How do you find the five remaining trigonometric functions of this problem?

#theta# if sec#theta# =3/2 and sin#theta#< 0

1 Answer
Apr 29, 2018

Too long for this space, see the exolplanation below.

Explanation:

First get the sine and the cosine. The cosine follows immediately.

#sec(\theta)=1/{\cos(theta)}=3/2#; thus #\cos(theta)=2/3#.

To get the sine use the Pythagorean identity #sin^2(\theta)+\cos^2(\theta)=1#. Since the sine is given as less than zero we put a negative sign on the square root that comes up when we solve for the sine:

#\sin(\theta)=-\sqrt{1-\cos^2(\theta)}=-\sqrt{1-4/9}=-{\sqrt{5}}/3#.

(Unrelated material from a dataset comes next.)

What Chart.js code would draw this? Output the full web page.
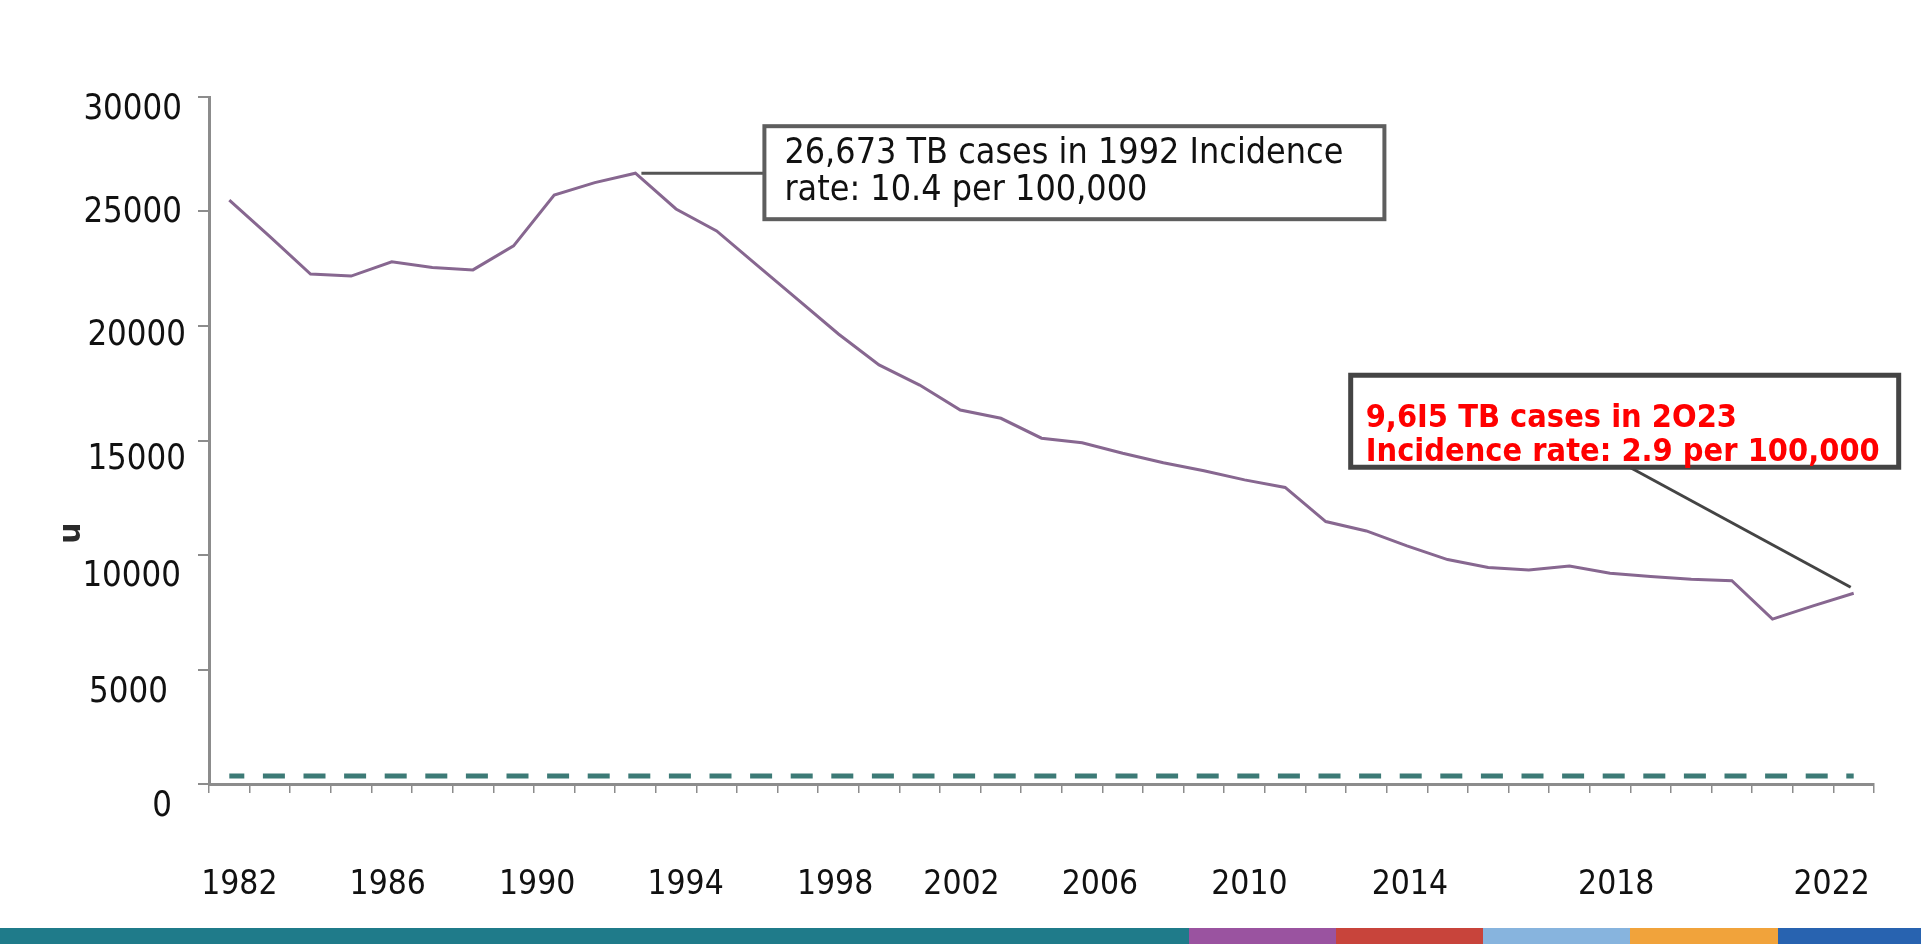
<!DOCTYPE html>
<html>
<head>
<meta charset="utf-8">
<script src="https://cdn.jsdelivr.net/npm/chart.js@4.4.1/dist/chart.umd.min.js"></script>
<style>
	html, body { margin: 0; padding: 0; background: #fff; }
	#wrap { position: relative; width: 1921px; height: 944px; overflow: hidden; }
	#chart { position: absolute; left: 0; top: 0; }
	.band { position: absolute; top: 928px; height: 16px; }
</style>
</head>
<body>
<div id="wrap">
	<canvas id="chart" width="1921" height="928"></canvas>
	<div class="band" style="left:0;width:1189px;background:#1f7b8a"></div>
	<div class="band" style="left:1189px;width:147px;background:#9a53a0"></div>
	<div class="band" style="left:1336px;width:147px;background:#c8443b"></div>
	<div class="band" style="left:1483px;width:147px;background:#87b4de"></div>
	<div class="band" style="left:1630px;width:148px;background:#f1a33b"></div>
	<div class="band" style="left:1778px;width:143px;background:#2863b0"></div>
</div>
<script>
const years = [
	"1982", "1983", "1984", "1985", "1986", "1987", "1988", "1989", "1990", "1991",
	"1992", "1993", "1994", "1995", "1996", "1997", "1998", "1999", "2000", "2001",
	"2002", "2003", "2004", "2005", "2006", "2007", "2008", "2009", "2010", "2011",
	"2012", "2013", "2014", "2015", "2016", "2017", "2018", "2019", "2020", "2021",
	"2022"
];

const tbCases = [
	25500, 23900, 22270, 22180, 22800, 22550, 22450, 23500, 25720, 26260,
	26673, 25110, 24150, 22650, 21150, 19650, 18300, 17420, 16330, 15970,
	15100, 14900, 14440, 14030, 13680, 13280, 12950, 11460, 11050, 10400,
	9800, 9450, 9340, 9520, 9200, 9060, 8940, 8880, 7200, 7780,
	8330
];

// elimination threshold drawn as the dashed line
const targetCases = 350;

const yearLabels = ["1982", "1986", "1990", "1994", "1998", "2002", "2006", "2010", "2014", "2018", "2022"];

const peakNote = ["26,673 TB cases in 1992 Incidence", "rate: 10.4 per 100,000"];
const latestNote = ["9,6I5 TB cases in 2O23", "Incidence rate: 2.9 per 100,000"];

// the captions were placed by hand, so they drift off their ticks a bit
const yearNudge = [10, -4, -17, -31, -44, -80, -104, -117, -119, -75, -22];
const valueNudge = [[-12, 23], [-16, 23], [-3, 22], [2, 19], [2, 10], [-2, 1], [-2, 13]];

const FONT = "'DejaVu Sans', Verdana, sans-serif";
const STRETCH = 1.12;

function tallText(ctx, text, x, y) {
	ctx.save();
	ctx.translate(x, y);
	ctx.scale(1, STRETCH);
	ctx.fillText(text, 0, 0);
	ctx.restore();
}

const callouts = {
	id: "callouts",
	afterDatasetsDraw(chart) {
		const ctx = chart.ctx;
		const x = chart.scales.x;
		const y = chart.scales.y;
		const area = chart.chartArea;

		ctx.save();
		ctx.textBaseline = "middle";

		// value captions left of the axis
		ctx.fillStyle = "#111";
		ctx.font = "31px " + FONT;
		ctx.textAlign = "right";
		y.ticks.forEach((t, i) => {
			const n = valueNudge[i] || [0, 0];
			tallText(ctx, String(t.value), area.left - 25 + n[0], y.getPixelForValue(t.value) + n[1]);
		});

		// year captions under the axis
		ctx.font = "30px " + FONT;
		ctx.textAlign = "center";
		yearLabels.forEach((yr, i) => {
			const px = x.getPixelForValue(years.indexOf(yr)) + yearNudge[i];
			tallText(ctx, yr, px, area.bottom + 101);
		});

		// rotated axis letter
		ctx.save();
		ctx.translate(y.left + 20, area.top + 436);
		ctx.rotate(-Math.PI / 2);
		ctx.font = "bold 30px " + FONT;
		ctx.fillStyle = "#2a2a2a";
		ctx.fillText("u", 0, 0);
		ctx.restore();

		// 1992 peak box
		const pi = years.indexOf("1992");
		const px = x.getPixelForValue(pi);
		const py = y.getPixelForValue(tbCases[pi]);
		ctx.strokeStyle = "#555";
		ctx.lineWidth = 3;
		ctx.beginPath();
		ctx.moveTo(px + 6, py);
		ctx.lineTo(px + 129, py);
		ctx.stroke();
		ctx.fillStyle = "#fff";
		ctx.fillRect(px + 129, py - 47, 620, 93);
		ctx.lineWidth = 4;
		ctx.strokeStyle = "#5e5e5e";
		ctx.strokeRect(px + 129, py - 47, 620, 93);
		ctx.fillStyle = "#111";
		ctx.font = "32px " + FONT;
		ctx.textAlign = "left";
		tallText(ctx, peakNote[0], px + 149, py - 19);
		tallText(ctx, peakNote[1], px + 149, py + 18);

		// latest year box
		const li = tbCases.length - 1;
		const lx = x.getPixelForValue(li);
		const ly = y.getPixelForValue(tbCases[li]);
		ctx.strokeStyle = "#444";
		ctx.lineWidth = 3;
		ctx.beginPath();
		ctx.moveTo(lx - 224, ly - 126);
		ctx.lineTo(lx - 3, ly - 6);
		ctx.stroke();
		ctx.fillStyle = "#fff";
		ctx.fillRect(lx - 503, ly - 218, 548, 92);
		ctx.lineWidth = 5;
		ctx.strokeRect(lx - 503, ly - 218, 548, 92);
		ctx.fillStyle = "#ff0000";
		ctx.font = "bold 29px " + FONT;
		tallText(ctx, latestNote[0], lx - 488, ly - 175);
		tallText(ctx, latestNote[1], lx - 488, ly - 141);

		ctx.restore();
	}
};

new Chart(document.getElementById("chart"), {
	type: "line",
	data: {
		labels: years,
		datasets: [
			{
				data: tbCases,
				borderColor: "#876790",
				borderWidth: 3,
				pointRadius: 0,
				tension: 0
			},
			{
				data: [
					{ x: years[0], y: targetCases },
					{ x: years[years.length - 1], y: targetCases }
				],
				borderColor: "#3c7a76",
				borderWidth: 5,
				borderDash: [22, 18.6],
				borderDashOffset: 7,
				borderCapStyle: "butt",
				pointRadius: 0
			}
		]
	},
	options: {
		responsive: false,
		animation: false,
		layout: {
			padding: { left: 52, top: 97, right: 47, bottom: 0 }
		},
		plugins: {
			legend: { display: false },
			tooltip: { enabled: false }
		},
		scales: {
			x: {
				offset: true,
				grid: {
					offset: true,
					drawOnChartArea: false,
					tickLength: 9,
					color: "#8c8c8c",
					lineWidth: 1.5
				},
				border: { color: "#8c8c8c", width: 3 },
				ticks: { display: false },
				afterFit(scale) { scale.height = 144; }
			},
			y: {
				min: 0,
				max: 30000,
				grid: {
					drawOnChartArea: false,
					tickLength: 11,
					color: "#8c8c8c",
					lineWidth: 2
				},
				border: { color: "#8c8c8c", width: 3 },
				ticks: { stepSize: 5000, display: false },
				afterFit(scale) { scale.width = 157; }
			}
		}
	},
	plugins: [callouts]
});
</script>
</body>
</html>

Now just use the quotient definitions for the rest:

#\tan(\theta)={\sin(\theta}}/{\cos(\theta}}={-{\sqrt{5}}/3}/{2/3}=-{\sqrt{5}}/2#.

#\cot(\theta)={\cos(\theta}}/{\sin(\theta}}={2/3}/{-\sqrt{5}}/3=-2{\sqrt{5}}/5#.

#\sec(\theta)=1/{\cos(\theta}}=1/{2/3}=3/2# (given).

#\csc(\theta)=1/{\sin(\theta}}=1/{{-\sqrt{5}}/3}=-{3\sqrt{5}}/5#.